O governo deve apoiar uma proposta em tramitação no Congresso para reduzir a recuperação com mata nativa de áreas já desmatadas ilegalmente na Amazônia e permitir o plantio de espécies comerciais exóticas, como o dendê.
Segundo o secretário-executivo do Ministério do Meio Ambiente, João Paulo Capobianco, a pasta estuda, juntamente com o Ministério da Agricultura, uma maneira de permitir que áreas já desmatadas tenham seu uso econômico intensificado, reduzindo a pressão por novos desmatamentos.
A proposta vai ao encontro de um projeto de autoria do senador Flexa Ribeiro (PSDB-PA), com substitutivos da Câmara, que prevê até 30% da reposição florestal com espécies exóticas e que, na prática, reduz a reserva legal. O projeto é atacado por ambientalistas, que o apelidaram de "floresta zero".
Pelo Código Florestal Brasileiro atual, propriedades rurais na Amazônia devem manter 80% de sua área como floresta, em forma de reserva legal. Quem derrubou acima disso ou quem comprou áreas desmatadas em mais de 20% antes de o código entrar em vigor (1996) está ilegal e deve recuperar a mata com espécies nativas.
Na prática, na Amazônia, pouca gente respeita a reserva legal, e há pressão constante da bancada ruralista para que o limite seja reduzido para 50%.
Direito adiantado
O que o governo pretende é aprimorar a proposta no Congresso, que altera o Código Florestal. Segundo Capobianco, a idéia é "colocar na legalidade" proprietários que tenham passivo ambiental, sem no entanto abrir mão da reserva de 80% para novos desmatamentos. "Somos favoráveis a um ajuste no código", disse o secretário à Folha. "Não se trata de uma anistia, mas de um adiantamento de direito."
Isso porque, de acordo com o secretário, a lei já tem um mecanismo para reduzir a reserva legal para fins de recuperação. Nas áreas definidas pelo zoneamento ecológico-econômico dos Estados como de intensificação de produção, os produtores seriam obrigados a recuperar apenas 50% da floresta.
Essa medida já vale em partes de Rondônia e do Acre, únicos Estados que já concluíram seus zoneamentos. A nova proposta contemplaria os Estados ainda sem zoneamento.
Funcionaria da seguinte forma: se um produtor, digamos, na região de Carajás, no Pará, tem uma área 100% desmatada, ele seria obrigado a recuperar 50% dela com mata nativa. Os outros 30% -o que faltaria para atingir 80% de reserva e ficar em conformidade com a lei- poderiam ser plantados com eucalipto (para alimentar o pólo siderúrgico local) ou de outras espécies arbóreas. Não seria permitido plantar soja, pasto ou fazer corte raso.

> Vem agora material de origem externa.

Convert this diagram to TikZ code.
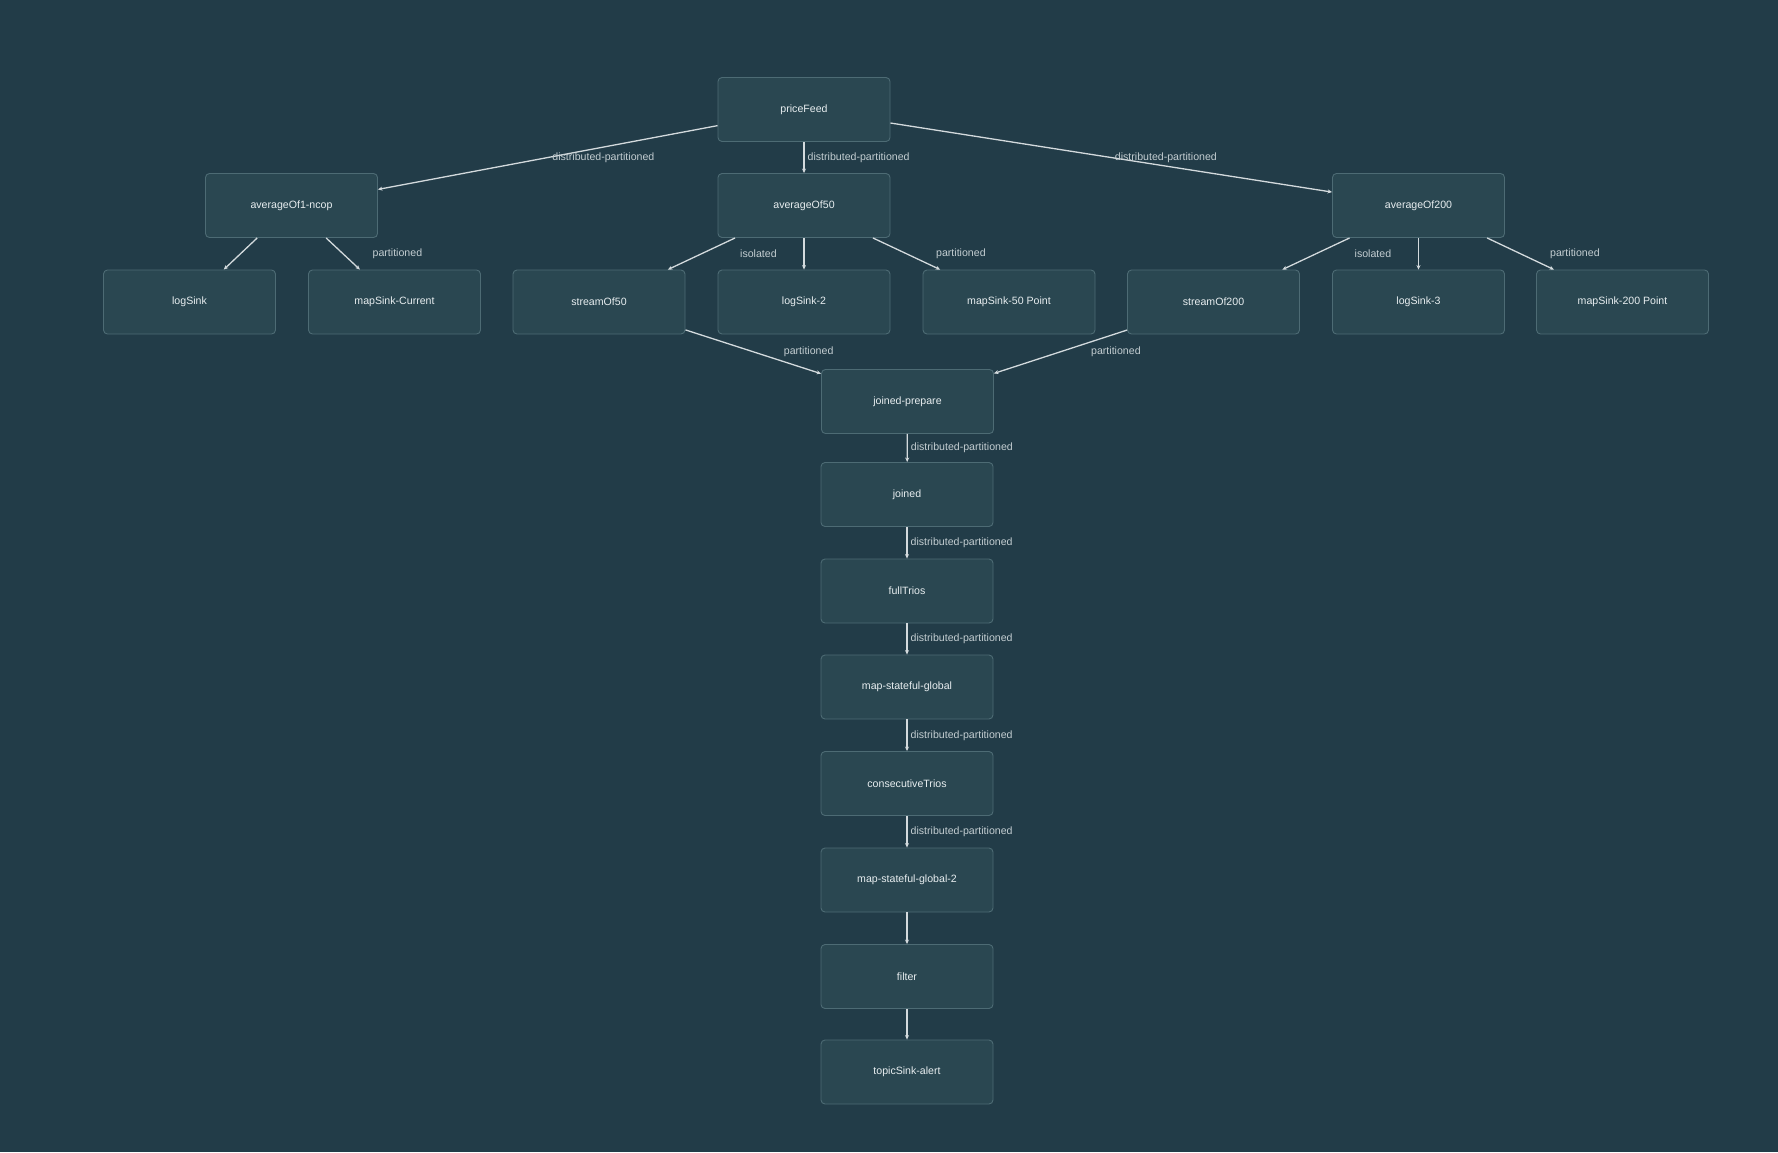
\documentclass[tikz,border=0pt]{standalone}
\usepackage{fontspec}
\setmainfont{Liberation Sans}
\usetikzlibrary{arrows.meta}
\definecolor{bgc}{HTML}{223C48}
\definecolor{boxfill}{HTML}{2A4751}
\definecolor{boxline}{HTML}{4D6B74}
\definecolor{edgec}{HTML}{D3DADD}
\definecolor{txtc}{HTML}{E8EEF0}
\definecolor{lblc}{HTML}{C3CDD1}
\begin{document}
\begin{tikzpicture}[x=1pt,y=-1pt,
  opbox/.style={draw=boxline, line width=0.9pt, fill=boxfill, rounded corners=4pt,
    minimum width=172pt, minimum height=64pt, inner sep=0pt,
    font=\fontsize{10.6}{12}\selectfont, text=txtc},
  flow/.style={draw=edgec, line width=1.3pt, -{Stealth[length=4.5pt,width=4pt]}},
  elbl/.style={font=\fontsize{10.6}{12}\selectfont, text=lblc, inner sep=0pt, anchor=west}]
\fill[bgc] (0,0) rectangle (1778,1152);
\useasboundingbox (0,0) rectangle (1778,1152);
% nodes
\node[opbox] (pf) at (804,109.5) {priceFeed};
\node[opbox] (a1) at (291.5,205.5) {averageOf1-ncop};
\node[opbox] (a50) at (804,205.5) {averageOf50};
\node[opbox] (a200) at (1418.5,205.5) {averageOf200};
\node[opbox] (ls) at (189.5,302) {logSink};
\node[opbox] (msc) at (394.5,302) {mapSink-Current};
\node[opbox] (s50) at (599,302) {streamOf50};
\node[opbox] (ls2) at (804,302) {logSink-2};
\node[opbox] (ms50) at (1009,302) {mapSink-50 Point};
\node[opbox] (s200) at (1213.5,302) {streamOf200};
\node[opbox] (ls3) at (1418.5,302) {logSink-3};
\node[opbox] (ms200) at (1622.5,302) {mapSink-200 Point};
\node[opbox] (jp) at (907.5,401.5) {joined-prepare};
\node[opbox] (jn) at (907,494.5) {joined};
\node[opbox] (ft) at (907,591) {fullTrios};
\node[opbox] (msg) at (907,687) {map-stateful-global};
\node[opbox] (ct) at (907,783.5) {consecutiveTrios};
\node[opbox] (msg2) at (907,880) {map-stateful-global-2};
\node[opbox] (fl) at (907,976.5) {filter};
\node[opbox] (ts) at (907,1072) {topicSink-alert};
% edges
\draw[flow] (pf) -- node[elbl, pos=0.5, xshift=4pt] (l1) {distributed-partitioned} (a1);
\draw[flow] (pf) -- node[elbl, pos=0.5, xshift=3pt] (l2) {distributed-partitioned} (a50);
\draw[flow] (pf) -- node[elbl, pos=0.5, xshift=3pt] (l3) {distributed-partitioned} (a200);
\draw[flow] (a1) -- (ls);
\draw[flow] (a1) -- node[elbl, pos=0.5, xshift=29pt] (l4) {partitioned} (msc);
\draw[flow] (a50) -- node[elbl, pos=0.5, xshift=38pt] (l5) {isolated} (s50);
\draw[flow] (a50) -- (ls2);
\draw[flow] (a50) -- node[elbl, pos=0.5, xshift=29pt] (l6) {partitioned} (ms50);
\draw[flow] (a200) -- node[elbl, pos=0.5, xshift=38pt] (l7) {isolated} (s200);
\draw[flow] (a200) -- (ls3);
\draw[flow] (a200) -- node[elbl, pos=0.5, xshift=29pt] (l8) {partitioned} (ms200);
\draw[flow] (s50) -- node[elbl, pos=0.5, xshift=30pt] (l9) {partitioned} (jp);
\draw[flow] (s200) -- node[elbl, pos=0.5, xshift=30pt] (l10) {partitioned} (jp);
\draw[flow] (jp) -- node[elbl, pos=0.5, xshift=3pt] (l11) {distributed-partitioned} (jn);
\draw[flow] (jn) -- node[elbl, pos=0.5, xshift=3pt] (l12) {distributed-partitioned} (ft);
\draw[flow] (ft) -- node[elbl, pos=0.5, xshift=3pt] (l13) {distributed-partitioned} (msg);
\draw[flow] (msg) -- node[elbl, pos=0.5, xshift=3pt] (l14) {distributed-partitioned} (ct);
\draw[flow] (ct) -- node[elbl, pos=0.5, xshift=3pt] (l15) {distributed-partitioned} (msg2);
\draw[flow] (msg2) -- (fl);
\draw[flow] (fl) -- (ts);
\end{tikzpicture}
\end{document}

"Propusemos que o proprietário pudesse usar economicamente parte da floresta que seria recuperada, sob condições. Se no futuro essa área fosse classificada pelo zoneamento como de produção intensiva, ele poderia ficar [com 50% recuperados], afirmou Capobianco. "Senão, teria de recuperar. É uma antecipação de legalidade provisória, até a conclusão do zoneamento", disse.
Servidão florestal
Outro mecanismo que deve integrar a proposta é a chamada "servidão florestal". Por ele, proprietários que cumpriram a lei e mantiveram sua reserva de 80% poderiam "vender" até 30% da mata em pé para quem precisasse recuperar uma área desmatada em sua terra. É como se o desmatador estivesse pagando pela preservação feita no terreno do vizinho.
"Assim você não criaria uma situação na qual quem desmatou se dá bem e quem preservou fica com um mico", afirmou Capobianco. Hoje, proprietários particulares só podem receber no mercado de compensação se tiverem terras com mais de 80% da floresta preservada. "Ele não é pago para preservar, mas sim está recebendo por um serviço ambiental", afirmou o secretário.
Capobianco diz, no entanto, que a proposta deve enfrentar problemas para ser aprovada no Congresso. "Parte expressiva dos parlamentares [ruralistas] querem baixar a reserva legal para 50% e ponto."